Close to half of all people living with these diseases were related to three high-income regions: North America, western Europe, and Australasia. Accordingly the regions with high SDI levels also showed the highest disease burden.

“This finding is unsurprising because health services [in these countries] are well-developed and provide high standards of clinical care,” Orla Harding, an Irish consultant neurologist, wrote in an accompanying comment in the same journal issue. “With aging of the world population, the burden of motor neuron diseases on health services is likely to increase substantially in coming decades.”

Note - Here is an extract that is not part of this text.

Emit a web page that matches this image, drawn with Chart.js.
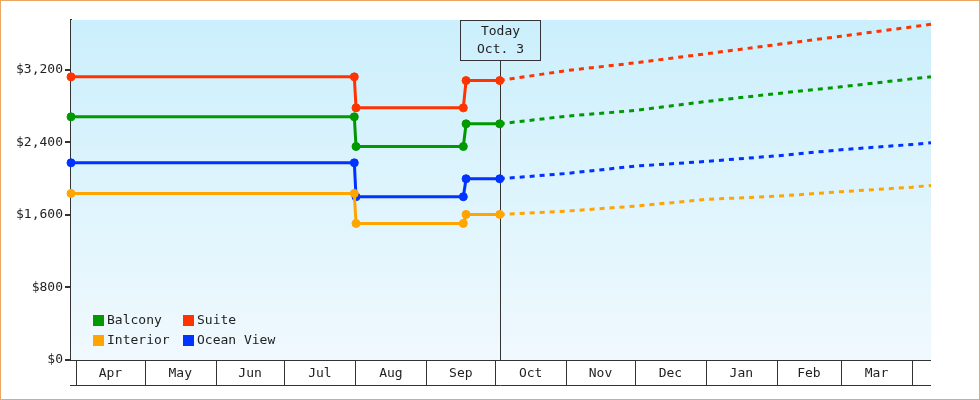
<!DOCTYPE html>
<html>
<head>
<meta charset="utf-8">
<script src="https://cdn.jsdelivr.net/npm/chart.js@4/dist/chart.umd.min.js"></script>
<style>
  body { margin: 0; background: #fff; }
  canvas { display: block; }
</style>
</head>
<body>
<canvas id="myChart" width="980" height="400"></canvas>
<script>
var monthLabels = ['Apr','May','Jun','Jul','Aug','Sep','Oct','Nov','Dec','Jan','Feb','Mar'];
var monthStarts = [0,30,61,91,122,153,183,214,244,275,306,334,365];
var xMin = -2.2, xMax = 373.3;
var yTicks = [0,800,1600,2400,3200];
var yMax = 3750;
var todayDay = 185;
var todayLabel = ['Today','Oct. 3'];

var seriesNames = ['Balcony','Suite','Interior','Ocean View'];
var seriesColors = ['#009900','#ff3300','#ffa500','#0033ff'];

var pastDays = [-2.2,121.5,122.25,169.1,170.3,185];
var balconyPast = [2682,2682,2355,2355,2605,2605];
var suitePast = [3123,3123,2781,2781,3082,3082];
var interiorPast = [1837,1837,1506,1506,1606,1606];
var oceanPast = [2175,2175,1801,1801,1999,1999];

var futureDays = [185,214,244,275,306,334,365,373.3];
var balconyFuture = [2605,2689,2752,2851,2939,3013,3101,3123];
var suiteFuture = [3082,3192,3277,3377,3479,3571,3674,3703];
var interiorFuture = [1606,1642,1697,1771,1807,1856,1906,1925];
var oceanFuture = [1999,2057,2138,2190,2252,2319,2377,2396];

var FONT = '13px "DejaVu Sans Mono", monospace';

function toPoints(days, values){
  var pts = [];
  for (var i = 0; i < days.length; i++) pts.push({x: days[i], y: values[i]});
  return pts;
}

function pastSet(name, color, values){
  return {
    label: name, data: toPoints(pastDays, values),
    borderColor: color, backgroundColor: color, borderWidth: 3,
    pointRadius: 4, pointBorderWidth: 1, pointHoverRadius: 4,
    tension: 0, clip: 6
  };
}

function futureSet(name, color, values){
  return {
    label: name + ' (projected)', data: toPoints(futureDays, values),
    borderColor: color, backgroundColor: color, borderWidth: 3,
    borderDash: [5,5], pointRadius: 0, tension: 0, clip: 6
  };
}

var decor = {
  id: 'decor',
  beforeDatasetsDraw: function(chart){
    var ctx = chart.ctx, a = chart.chartArea;
    var g = ctx.createLinearGradient(0, a.top, 0, a.bottom);
    g.addColorStop(0, '#cbeffc');
    g.addColorStop(1, '#f0f9fe');
    ctx.save();
    ctx.fillStyle = g;
    ctx.fillRect(a.left, a.top, a.right - a.left, a.bottom - a.top);

    // month row under the plot
    var xs = chart.scales.x;
    ctx.strokeStyle = '#333';
    ctx.lineWidth = 1;
    ctx.beginPath();
    ctx.moveTo(a.left, a.bottom + 0.5); ctx.lineTo(a.right, a.bottom + 0.5);
    ctx.moveTo(a.left - 1, a.bottom + 25.5); ctx.lineTo(a.right, a.bottom + 25.5);
    for (var i = 0; i < monthStarts.length; i++) {
      var px = Math.round(xs.getPixelForValue(monthStarts[i])) + 0.5;
      ctx.moveTo(px, a.bottom); ctx.lineTo(px, a.bottom + 25);
    }
    ctx.stroke();
    ctx.fillStyle = '#222';
    ctx.font = FONT;
    ctx.textAlign = 'center';
    ctx.textBaseline = 'middle';
    for (var j = 0; j < monthLabels.length; j++) {
      var mid = (xs.getPixelForValue(monthStarts[j]) + xs.getPixelForValue(monthStarts[j+1])) / 2;
      ctx.fillText(monthLabels[j], mid, a.bottom + 13.5);
    }

    // today marker
    var tx = Math.round(xs.getPixelForValue(todayDay)) + 0.5;
    ctx.beginPath();
    ctx.moveTo(tx, a.top + 40); ctx.lineTo(tx, a.bottom);
    ctx.stroke();
    ctx.strokeRect(tx - 40, a.top + 0.5, 80, 40);
    ctx.fillText(todayLabel[0], tx, a.top + 12);
    ctx.fillText(todayLabel[1], tx, a.top + 30);
    ctx.restore();
  },
  afterDraw: function(chart){
    var ctx = chart.ctx, a = chart.chartArea;
    ctx.save();
    // legend, two columns
    ctx.font = FONT;
    ctx.textAlign = 'left';
    ctx.textBaseline = 'middle';
    for (var i = 0; i < seriesNames.length; i++) {
      var col = i % 2, row = Math.floor(i / 2);
      var lx = a.left + 22 + col * 90;
      var ly = a.bottom - 45 + row * 20;
      ctx.fillStyle = seriesColors[i];
      ctx.fillRect(lx, ly, 11, 11);
      ctx.fillStyle = '#222';
      ctx.fillText(seriesNames[i], lx + 14, ly + 6);
    }
    ctx.strokeStyle = '#e9a864';
    ctx.lineWidth = 1;
    ctx.strokeRect(0.5, 0.5, chart.width - 1, chart.height - 1);
    ctx.restore();
  }
};

var ctx = document.getElementById('myChart').getContext('2d');
var chart = new Chart(ctx, {
  type: 'line',
  data: {
    datasets: [
      futureSet('Interior', seriesColors[2], interiorFuture),
      futureSet('Ocean View', seriesColors[3], oceanFuture),
      futureSet('Balcony', seriesColors[0], balconyFuture),
      futureSet('Suite', seriesColors[1], suiteFuture),
      pastSet('Interior', seriesColors[2], interiorPast),
      pastSet('Ocean View', seriesColors[3], oceanPast),
      pastSet('Balcony', seriesColors[0], balconyPast),
      pastSet('Suite', seriesColors[1], suitePast)
    ]
  },
  options: {
    responsive: false,
    animation: false,
    layout: { padding: { top: 20, right: 49, bottom: 40, left: 0 } },
    plugins: { legend: { display: false }, tooltip: { enabled: false } },
    scales: {
      x: { type: 'linear', min: xMin, max: xMax, display: false },
      y: {
        min: 0, max: yMax,
        afterBuildTicks: function(scale){
          scale.ticks = yTicks.map(function(v){ return {value: v}; });
        },
        afterFit: function(scale){ scale.width = 71; },
        border: { display: true, color: '#333', width: 2 },
        grid: { drawOnChartArea: false, color: '#333', lineWidth: 2, tickLength: 6 },
        ticks: {
          color: '#222', font: { family: '"DejaVu Sans Mono", monospace', size: 13 },
          padding: 2,
          callback: function(v){ return '$' + v.toLocaleString('en-US'); }
        }
      }
    }
  },
  plugins: [decor]
});
</script>
</body>
</html>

While the results could suggest that the higher prevalence and incidence of these diseases were associated with high SDI levels, the lower incidence (and disease burden) in the high-income Asia Pacific region highlighted that factors other than sociodemographic development are responsible for this geographic variation.

The team also found that the geographic variation could not be explained by any of the 84 risk factors quantified in GBD, suggesting a role of unmeasured risk factors, such as ancestral origin and genetic background.

In agreement, “a 2017 study in which subcontinents were considered as surrogates of ancestries, a higher prevalence of amyotrophic lateral sclerosis was reported in Europe, the USA, and New Zealand than in east Asia,” the researchers said.

However, the team noted that the disease burden may have been underestimated in this study, because its assessment was based only on motor degeneration and did not include the potential burden of cognitive and behavioral deficits, which affect about half of ALS patients.

Also, the results were based on extrapolation for large areas of the globe due to lack of data. Thus, additional studies in these areas, including low- to middle-income and low-income countries — particularly in sub-Saharan Africa, Latin America, the Caribbean, and Asia — are required.

“This report … is an important first step in defining the societal impact of these conditions … and shows the substantial gaps in our knowledge, particularly relating to understudied populations of non-European or mixed ancestry,” Harding said.

“The estimates presented here, as well as future estimates based on data from a greater number of countries, will be important in the planning of services for people with motor neuron diseases worldwide,” the researchers concluded.

The study’s results can also be found in the GBD 2016 online results tool, and explored through the data visualization tool.